Local Boy Wagman Looking To Make Good

Joey Wagman has a 15:3 K:BB in 15.2 IP.

DAVENPORT, IA - Joey Wagman's 2014 got off to a rough start when he was released in April by the Chicago White Sox. However, after a successful stint in the independent leagues, Wagman is now a member of the organization he grew up rooting for.

The distance from the independent leagues to affiliated ball often feels millions of miles away for those trying to make the move, but for new Beloit starting pitcher Joey Wagman, it was only about 20 minutes up the road.

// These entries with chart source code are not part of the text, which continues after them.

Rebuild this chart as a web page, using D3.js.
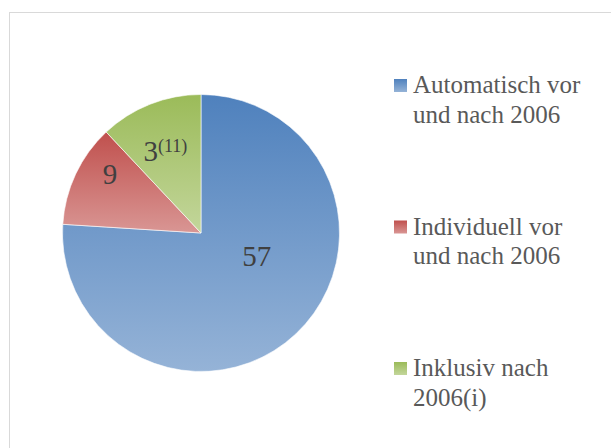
<!DOCTYPE html>
<html>
<head>
<meta charset="utf-8">
<script src="https://cdn.jsdelivr.net/npm/d3@7"></script>
<style>
  html, body { margin: 0; padding: 0; background: #fff; }
  svg { display: block; }
</style>
</head>
<body>
<div id="main"></div>
<script>
// slice data
var categories = ['Automatisch vor und nach 2006', 'Individuell vor und nach 2006', 'Inklusiv nach 2006(i)'];
var legendLines = [['Automatisch vor', 'und nach 2006'], ['Individuell vor', 'und nach 2006'], ['Inklusiv nach', '2006(i)']];
var values = [57, 9, 9];
var labelMain = ['57', '9', '3'];
var labelSup = ['', '', '(11)'];

var topColors = ['#4f81bd', '#c0504d', '#9bbb59'];
var bottomColors = ['#95b3d7', '#d99694', '#c3d69b'];

var width = 611, height = 448;
var cx = 201, cy = 233, R = 138.5;

var svg = d3.select('#main').append('svg')
    .attr('width', width).attr('height', height);

// chart frame
svg.append('rect')
    .attr('x', 9.5).attr('y', 12.5)
    .attr('width', 620).attr('height', 460)
    .attr('fill', 'none').attr('stroke', '#d9d9d9');

var defs = svg.append('defs');
values.forEach(function(v, i) {
  var g = defs.append('linearGradient')
      .attr('id', 'grad' + i)
      .attr('x1', 0).attr('y1', 0).attr('x2', 0).attr('y2', 1);
  g.append('stop').attr('offset', '0%').attr('stop-color', topColors[i]);
  g.append('stop').attr('offset', '100%').attr('stop-color', bottomColors[i]);
});

var pie = d3.pie().sort(null).value(function(d) { return d; });
var arc = d3.arc().innerRadius(0).outerRadius(R);
var labelArc = d3.arc().innerRadius(83).outerRadius(83);
var arcs = pie(values);

var g = svg.append('g').attr('transform', 'translate(' + cx + ',' + cy + ')');

g.selectAll('path.slice')
  .data(arcs)
  .enter().append('path')
    .attr('class', 'slice')
    .attr('d', arc)
    .attr('fill', function(d, i) { return 'url(#grad' + i + ')'; })
    .attr('stroke', '#fff')
    .attr('stroke-width', 0.6);

// nudges to mimic best-fit placement
var nudge = [[-1, -28], [-16, -14], [-5, 5]];

var lbl = g.selectAll('text.lbl')
  .data(arcs)
  .enter().append('text')
    .attr('class', 'lbl')
    .attr('x', function(d) { return labelArc.centroid(d)[0] + nudge[d.index][0]; })
    .attr('y', function(d) { return labelArc.centroid(d)[1] + nudge[d.index][1]; })
    .attr('text-anchor', 'middle')
    .attr('font-family', 'Liberation Serif, serif')
    .attr('font-size', 29)
    .attr('fill', '#404040');

lbl.append('tspan').text(function(d) { return labelMain[d.index]; });
lbl.filter(function(d) { return labelSup[d.index]; })
  .append('tspan')
    .attr('font-size', 18)
    .attr('dy', -9)
    .text(function(d) { return labelSup[d.index]; });

// legend
var legendY = d3.scalePoint().domain(categories).range([79, 362]);

var leg = svg.selectAll('g.legend')
  .data(categories)
  .enter().append('g')
    .attr('class', 'legend')
    .attr('transform', function(d) { return 'translate(394,' + legendY(d) + ')'; });

leg.append('rect')
    .attr('width', 13).attr('height', 13)
    .attr('fill', function(d, i) { return 'url(#grad' + i + ')'; });

leg.each(function(d, i) {
  var t = d3.select(this).append('text')
      .attr('font-family', 'Liberation Serif, serif')
      .attr('font-size', 25)
      .attr('fill', '#595959');
  legendLines[i].forEach(function(line, j) {
    t.append('tspan')
        .attr('x', 19)
        .attr('y', 14 + j * 29.5)
        .text(line);
  });
});
</script>
</body>
</html>
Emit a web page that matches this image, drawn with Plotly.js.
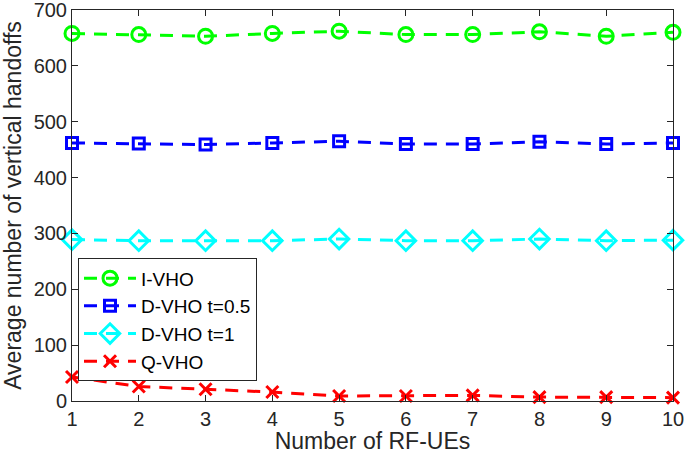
<!DOCTYPE html>
<html><head><meta charset="utf-8">
<script src="https://cdn.plot.ly/plotly-3.0.1.min.js"></script>
<style>html,body{margin:0;padding:0;background:#fff}#chart{width:685px;height:454px}</style>
</head><body><div id="chart"></div>
<script>
const xValues = [1,2,3,4,5,6,7,8,9,10];
const seriesNames = ["I-VHO","D-VHO t=0.5","D-VHO t=1","Q-VHO"];
const iVHO = [658,656,653,658,662,656,656,661,653,660];
const dVHO05 = [462,461,459,462,465,460,460,464,460,462];
const dVHO1 = [289,287,287,287,290,287,287,290,287,288];
const qVHO = [43,26,21,16,9,9,10,7,7,6];
const xTicks = [1,2,3,4,5,6,7,8,9,10];
const yTicks = [0,100,200,300,400,500,600,700];

const FONT = 'Liberation Sans, Arial, sans-serif';
const styles = [
  {color:'#00ff00', symbol:'circle-open', size:14},
  {color:'#0000ff', symbol:'square-open', size:11},
  {color:'#00ffff', symbol:'diamond-open', size:15},
  {color:'#ff0000', symbol:'x-thin-open', size:12}
];
const allY = [iVHO, dVHO05, dVHO1, qVHO];
const traces = allY.map((y,i)=>({
  x: xValues, y: y, name: seriesNames[i], type:'scatter', mode:'lines+markers',
  line:{color:styles[i].color, width:3, dash:'13px,9px'},
  marker:{color:styles[i].color, symbol:styles[i].symbol, size:styles[i].size,
          line:{color:styles[i].color, width:3}},
  cliponaxis:false
}));

const axisCommon = {
  showgrid:false, zeroline:false, showline:true, linecolor:'#262626', linewidth:1,
  mirror:'ticks', ticks:'inside', ticklen:6, tickcolor:'#262626',
  ticklabeloverflow:'allow',
  tickfont:{family:FONT, size:20, color:'#262626'}
};
const layout = {
  width:685, height:454,
  margin:{l:72, r:12, t:10, b:53},
  paper_bgcolor:'#fff', plot_bgcolor:'#fff',
  showlegend:true,
  xaxis: Object.assign({}, axisCommon, {
    range:[1,10], tickvals:xTicks, ticktext:xTicks.map(String),
    title:{text:'Number of RF-UEs', standoff:0, font:{family:FONT, size:23, color:'#262626'}}
  }),
  yaxis: Object.assign({}, axisCommon, {
    range:[0,700], tickvals:yTicks, ticktext:yTicks.map(String),
    title:{text:'Average number of vertical handoffs', standoff:8, font:{family:FONT, size:23, color:'#262626'}}
  }),
  legend:{x:0.01, y:0.365, xanchor:'left', yanchor:'top',
    bgcolor:'#fff', bordercolor:'#262626', borderwidth:1,
    font:{family:FONT, size:19, color:'#000'},
    tracegroupgap:0, itemwidth:52}
};
Plotly.newPlot('chart', traces, layout, {staticPlot:true, displayModeBar:false});
</script></body></html>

After beginning the season with the Frontier League’s Rockford (Ill.) Aviators, Wagman had his contract purchased by the Oakland A's almost two weeks ago and was assigned to Beloit, which is just across the Wisconsin-Illinois border.

"I grew up 20 minutes from Oakland and a huge A’s fan, and of course still am," - Joey Wagman said.

“I showed up to the field in Rockford last Tuesday and my manager pulled me aside and said the A’s had bought my contract,” Wagman said. “I showed up for a normal day and there was no lead-up or anticipation, it was just ‘you show up to a different field tomorrow’.

“It really couldn’t have worked out any better. I found out on a Tuesday before one of my Rockford games, so I kind of hung out the rest of the day and said goodbye to some of the guys. But it hasn’t even been a real goodbye, because I haven’t even left my host family in Rockford. The only difference is now I drive 20 minutes to Beloit, instead of five minutes to the Aviators' stadium.”

Wagman posted a 3.05 ERA in 12 appearances (11 starts) and struck out a league-best 85 batters in 76.2 innings as a member of the Aviators. This isn't Wagman's first season of pro ball. He was drafted in the 17th round by the Chicago White Sox in 2013, but was given his release this April.

“We followed him, our professional scouts took a look at his statistics, and figured maybe there was a reason why we could benefit from him,” said Snappers' manager Rick Magnante.

“It’s a four-pitch mix with fastball, curveball, slider and change. He attacks the strike zone and is not overpowering. [Beloit pitching coach Craig Lefferts] has made a couple suggestions on things he might be able to locate better and enhance his arsenal.”

Not known for having great velocity – Wagman said his fastball sits between 87-88 MPH – he has made his living with pinpoint control of his four offerings. He made his first start for the Snappers on July 31st, going seven innings and allowing just one run on three hits while striking out seven and walking none.

However, in his most recent third start, Wagman didn’t fare as well and was charged with six runs on seven hits in just 2.2 innings. After striking out 14 and walking one in his first two starts, Wagman allowed two free passes while retiring just one batter on strikes.

“I’m much more concerned about locating pitches and moving the fastball in and out, up and down, and throwing different pitches in counts where guys are looking for a fastball or in a different location,” Wagman said. “That approach is what got me here.”

In addition to moving 20 minutes to Beloit, Wagman has joined the organization he has rooted for since he was a youth in Danville. However, when he came out of Cal Poly-San Luis Obispo, the Monte Vista HS alum said he didn’t hear much from the A’s.

“I think the only communication I had with the A’s was I probably filled out a pre-draft questionnaire,” Wagman said. “It’s not a formal thing and doesn’t mean a whole lot. But I grew up 20 minutes from Oakland and a huge A’s fan, and of course still am. This has been a pretty cool ride for me in the past week and a half. I’m just enjoying it."